Balkan Can Kino, as part of the BCK Pop Up Film Festival 2022, presents at KET the section War and Propaganda, which includes four international and contemporary documentaries. The four films deal with stories of genocide, wars, oppression and propaganda. Stories that many would like to “erase” from human memory.
Unseen Photos Of Anfal
Directors: Hawraz Muhamed & Nabaz Ahmed | 2019 | Iraq | 26′
The film narrates the life of a photographer who lived in areas of Iraqi Kurdistan and in areas where genocide was taking place. He photographed the people of the villages and towns there. After a long time, more than 25 years, the negative films were passed from one owner to another. Recently, someone from the village of Asker found these photos. He started looking from village to village for the relatives of those who had been killed during the Anfal military operation. Each photo has a touching story. For example, an elderly couple lost their five children in 1988 and had no photos of them. Thirty years later, they can see photos of their children.
Bread and a Blanket
Director: Dimitris Grintzos | 2020 | Greece | 39′
On Monday 13 December 1943, the small town of Kalavryta is set on fire by the Nazi occupation army. All the men are forcibly taken to a nearby hill and executed. This war crime will go down in history, along with the massacre of the Aqui Division, as the largest massacre in Greece during World War II. Three men who saw these events with their own eyes as children, locked with the other civilians in the Kalavryta primary school, recall this traumatic experience.

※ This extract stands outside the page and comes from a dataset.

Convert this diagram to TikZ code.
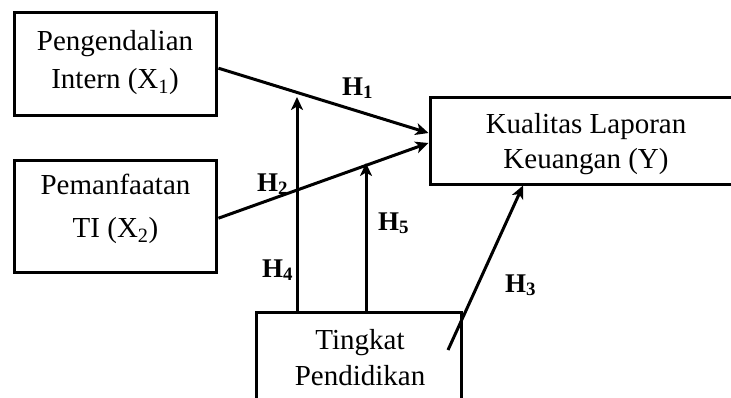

Director: Kristin Li | 2018 | Canada | 7′
The director’s mother watches a propaganda film about the Dawn and the Countryside Movement that took place in 1970 in China: the authorities, under the orders of Mao Zedong, sent thousands of urban teenagers (including the filmmaker’s mother) to work in impoverished rural villages.
Director: Igor Runov | 2019 | USA | 39′
The concept of “Big Lies” was coined by Adolf Hitler as a propaganda weapon in his book “My Struggle”, but was first used by Joseph Stalin to conceal the issue of the great famine in the Soviet Union in the early 1930s. The main character of the documentary is an American writer who researches Russia during those years. She meets the last survivors of the Holodomor, the Great Famine of Ukraine (1932-1933). She soon realizes that the war of the rural Russians started by the Bolsheviks 100 years ago is not over yet. She also discovers many controversial facts about the role played by American media and American businesses in the early 1930s in Soviet Russia. Finally, she explores the connection between those events and today’s fake news.
*The films are projected in their speaking languages with english subtitles.